Boil water advisory issued for Iqaluit
Water treatment plant shut down as cleanup of fuel contamination continues
Nunavut’s Health Department is advising Iqaluit residents to boil their tap water before consuming it, following the City of Iqaluit’s decision to shut down its water treatment plant.
The city said in a Wednesday afternoon news release that a “breach” of the plant had been identified that is believed to be the source of recurring fuel contamination over the past week.
This same breach is believed to be the cause of a “small contamination event” that occurred Wednesday morning that was detected by its real-time monitoring system, said the news release, issued by city spokesperson Geoff Byrne.

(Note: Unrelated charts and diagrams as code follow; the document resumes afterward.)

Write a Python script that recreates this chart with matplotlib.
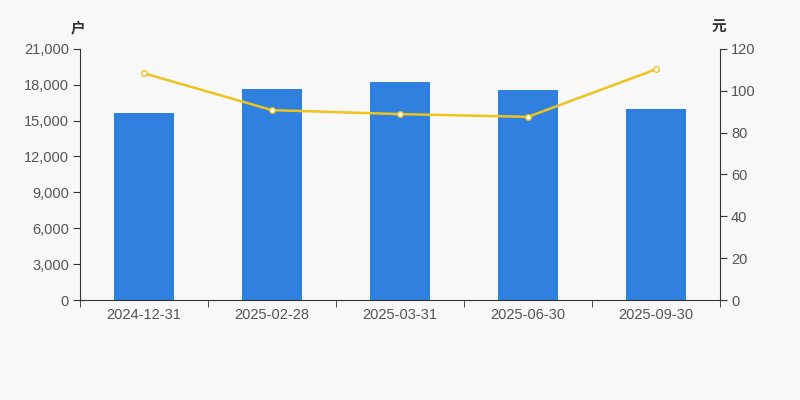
import matplotlib
matplotlib.use("Agg")
from matplotlib import pyplot as plt
from matplotlib.ticker import FuncFormatter, FixedLocator

plt.rcParams['font.family'] = ['Liberation Sans', 'Noto Sans CJK SC', 'DejaVu Sans']

dates = ["2024-12-31", "2025-02-28", "2025-03-31", "2025-06-30", "2025-09-30"]
holders = [15600, 17650, 18200, 17550, 16000]
avg_value = [108.3, 90.7, 88.8, 87.5, 110.2]

bg = "#f8f8f8"
axis_color = "#333333"
label_color = "#555555"

fig = plt.figure(figsize=(8, 4), dpi=100, facecolor=bg)
ax = fig.add_axes([0.1, 0.25, 0.8, 0.628])
ax.set_facecolor(bg)
ax2 = ax.twinx()

x = list(range(len(dates)))
ax.bar(x, holders, width=0.47, color="#3080e0", zorder=2)
ax2.plot(x, avg_value, color="#eec31c", lw=1.8, marker="o", ms=4,
         mfc="white", mec="#eec31c", mew=1.0, zorder=3)

ax.set_xlim(-0.5, len(dates) - 0.5)
ax.set_ylim(0, 21000)
ax.set_yticks(range(0, 21001, 3000))
ax.yaxis.set_major_formatter(FuncFormatter(lambda v, p: f"{int(v):,}"))
ax2.set_ylim(0, 120)
ax2.set_yticks(range(0, 121, 20))

ax.set_xticks(x)
ax.set_xticklabels(dates)
ax.xaxis.set_minor_locator(FixedLocator([i - 0.5 for i in range(len(dates) + 1)]))
ax.tick_params(axis="x", which="major", length=0, pad=6, labelsize=10.5, labelcolor=label_color)
ax.tick_params(axis="x", which="minor", length=5, color=axis_color)
ax.tick_params(axis="y", length=5, color=axis_color, labelsize=10.5, labelcolor=label_color, pad=3)
ax2.tick_params(axis="y", length=5, color=axis_color, labelsize=10.5, labelcolor=label_color, pad=3)

for a in (ax, ax2):
    a.spines["top"].set_visible(False)
    for s in ("left", "right", "bottom"):
        a.spines[s].set_color(axis_color)
        a.spines[s].set_linewidth(0.8)
ax.spines["right"].set_visible(False)
ax2.spines["left"].set_visible(False)
ax2.spines["bottom"].set_visible(False)

fig.text(0.0975, 0.932, "户", ha="center", va="center", fontsize=10.5, color=axis_color,
         weight="bold", family=['Noto Sans CJK SC', 'DejaVu Sans'])
fig.text(0.899, 0.932, "元", ha="center", va="center", fontsize=10.5, color=axis_color,
         weight="bold", family=['Noto Sans CJK SC', 'DejaVu Sans'])

fig.savefig("out.png", dpi=100, facecolor=bg)
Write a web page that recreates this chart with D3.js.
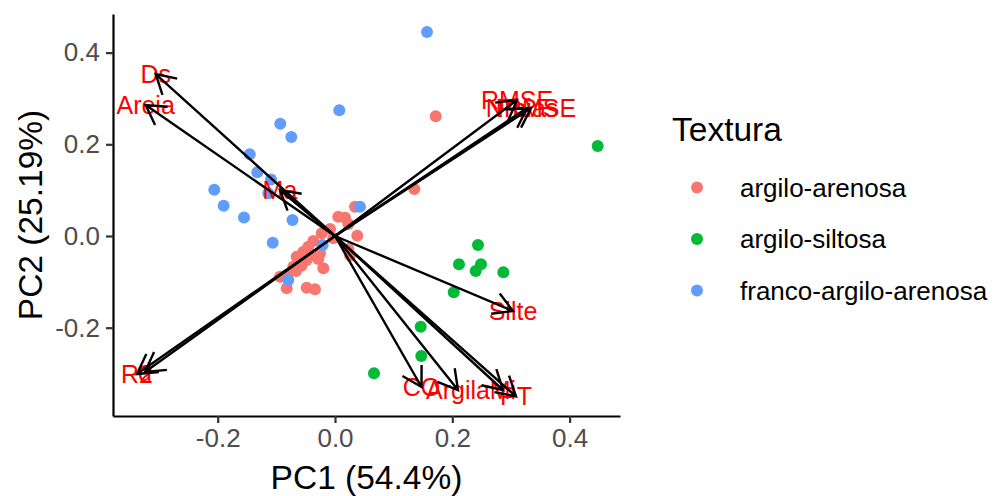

Efforts have resumed to remove traces of fuel from the plant’s water storage tanks. Engineers and other experts are also working on site to confirm how fuel worked its way back into the water supply. The city also says it has begun flushing its reservoir water to clean out contaminants.
In the meantime, water is being pumped from the Lake Geraldine reservoir through a bypass, a pipe that allows water from the resevoir to avoid contact with the concrete tanks at the treatment plant . That water is being screened and disinfected with chlorine, but because it isn’t filtered by the water treatment plant, the city says “residents may experience odours and tastes of their water that they are not used to, or notice slight discoloration or sediment in the water, similar to drinking water straight from a lake or similar body of water.”
The Health Department said in a news release to bring water to a rolling boil for at least one minute before using it to drink, prepare infant formulas, prepare juice or ice cubes, wash fruit or vegetables, cook or brush teeth.